March 19, 2005
Next hot trend for cell phones: Reading?
Tens of thousands of Japanese cell-phone owners are poring over full-length novels on their tiny screens, report the Associated Press .
"In the latest versions, cell-phone novels are downloaded in short installments and run on handsets as Java-based applications. You're free to browse as though you're in a bookstore, whether you're at home, in your office or on a commuter train. A whole library can be tucked away in your cell phone — a gadget you carry around anyway.
The Tokyo-based wireless service provider offers 150 books on its site, called "Bunko Yomihodai," which means "All You Can Read Paperbacks." It began the service in 2003 and saw interest grow last year. There are now about 50,000 subscribers.

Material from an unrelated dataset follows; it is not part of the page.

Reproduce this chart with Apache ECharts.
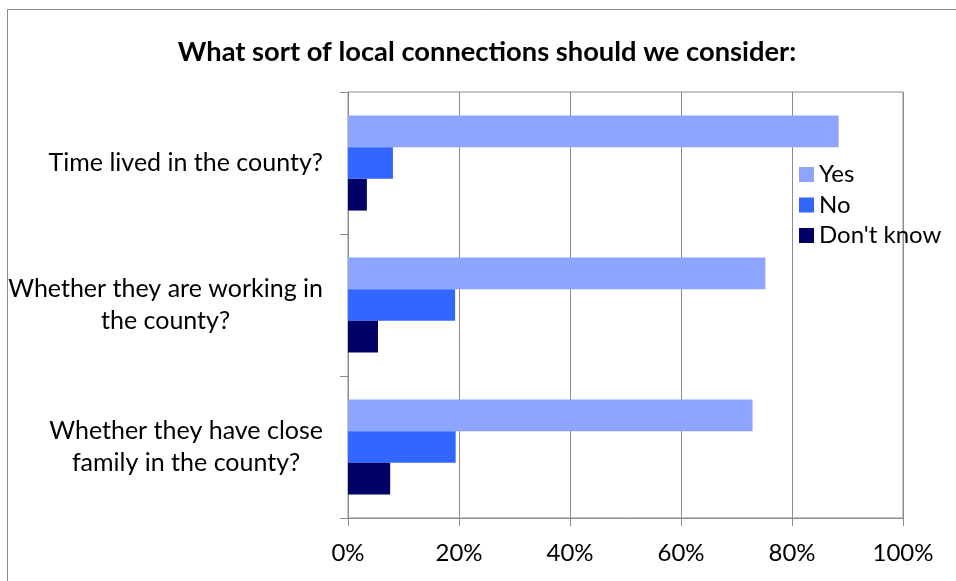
<!DOCTYPE html>
<html>
<head>
<meta charset="utf-8">
<script src="https://cdn.jsdelivr.net/npm/echarts@6/dist/echarts.min.js"></script>
<style>
html,body{margin:0;padding:0;background:#fff;}
#chart{width:956px;height:581px;}
</style>
</head>
<body>
<div id="chart"></div>
<script>
const titleText = "What sort of local connections should we consider:";
const categories = [
  "Time lived in the county?",
  "Whether they are working in\nthe county?",
  "Whether they have close\nfamily in the county?"
];
const seriesNames = ["Yes", "No", "Don't know"];
const yesValues = [88.4, 75.2, 72.9];
const noValues = [8.1, 19.3, 19.4];
const dontKnowValues = [3.4, 5.4, 7.6];
const xTicks = [0, 20, 40, 60, 80, 100];

const FONT = "Lato";
const FS = 25;
const GRAY = "#8c8c8c";
const colors = ["#8DA5FF", "#3366FF", "#000066"];

const chart = echarts.init(document.getElementById('chart'), null, {renderer: 'canvas'});
const option = {
  animation: false,
  backgroundColor: '#ffffff',
  textStyle: {fontFamily: FONT, color: '#000'},
  graphic: [{
    type: 'rect',
    shape: {x: 7.5, y: 9.5, width: 1200, height: 1200},
    style: {fill: 'none', stroke: GRAY, lineWidth: 1},
    silent: true
  }],
  title: {
    text: titleText,
    left: 482, top: 47,
    textAlign: 'center', textVerticalAlign: 'middle',
    textStyle: {fontFamily: FONT, fontWeight: 'bold', fontSize: 27.3, color: '#000'}
  },
  legend: {
    orient: 'vertical',
    left: 799, top: 162,
    padding: 0,
    itemWidth: 15, itemHeight: 15,
    itemGap: 5.5,
    icon: 'rect',
    data: seriesNames,
    textStyle: {fontFamily: FONT, fontSize: 24, color: '#000', lineHeight: 25}
  },
  grid: {
    left: 348, right: 53, top: 92, bottom: 63,
    show: true, borderColor: GRAY, borderWidth: 1, backgroundColor: 'transparent',
    containLabel: false
  },
  xAxis: {
    type: 'value', min: 0, max: 100, interval: 20,
    axisLine: {show: true, lineStyle: {color: GRAY, width: 1}},
    axisTick: {show: true, length: 8, lineStyle: {color: GRAY, width: 1}},
    splitLine: {show: true, lineStyle: {color: GRAY, width: 1}},
    axisLabel: {
      margin: 23, fontFamily: FONT, fontSize: 24, color: '#000',
      formatter: v => (xTicks.indexOf(v) >= 0 ? v + '%' : '')
    }
  },
  yAxis: {
    type: 'category', inverse: true, data: categories,
    axisLine: {show: true, lineStyle: {color: GRAY, width: 1}},
    axisTick: {show: true, length: 8, interval: 0, lineStyle: {color: GRAY, width: 1}},
    splitLine: {show: false},
    axisLabel: {
      margin: 25, fontFamily: FONT, fontSize: FS, color: '#000', lineHeight: 31.5,
      formatter: v => v.split('\n').map(l => '{c|' + l + '}').join('\n'),
      rich: {c: {align: 'center', fontFamily: FONT, fontSize: FS, color: '#000', lineHeight: 31.5}}
    }
  },
  series: [
    {name: seriesNames[0], type: 'bar', data: yesValues, itemStyle: {color: colors[0]}, barGap: '0%', barCategoryGap: '33%'},
    {name: seriesNames[1], type: 'bar', data: noValues, itemStyle: {color: colors[1]}, barGap: '0%', barCategoryGap: '33%'},
    {name: seriesNames[2], type: 'bar', data: dontKnowValues, itemStyle: {color: colors[2]}, barGap: '0%', barCategoryGap: '33%'}
  ]
};
chart.setOption(option);
</script>
</body>
</html>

"It's hard to understand unless you try it out," Kajita said, adding that the handset's backlight allows people to read with the lights off — a convenience that delights parents who like to read near sleeping infants.
Users can search by author, title and genre, and readers can write reviews, send fan mail to authors and request what they want to read, all from their phones.
A recent marketing study by Bandai found that more than half the readers are female, and many are reading cell-phone books in their homes.
Surprisingly, people are using cell-phone books to catch up on classics they never finished reading. And people are perusing sex manuals and other books they're too embarrassed to be caught reading or buying. More common is keeping an electronic dictionary in your phone in case a need arises".
Cell-phone novels remain a niche market compared with ringtones, music downloads and video games, said Yoshiteru Yamaguchi, executive director at Japan's top mobile carrier NTT DoCoMo. But no longer is reading books on a phone considered unbelievable, he said."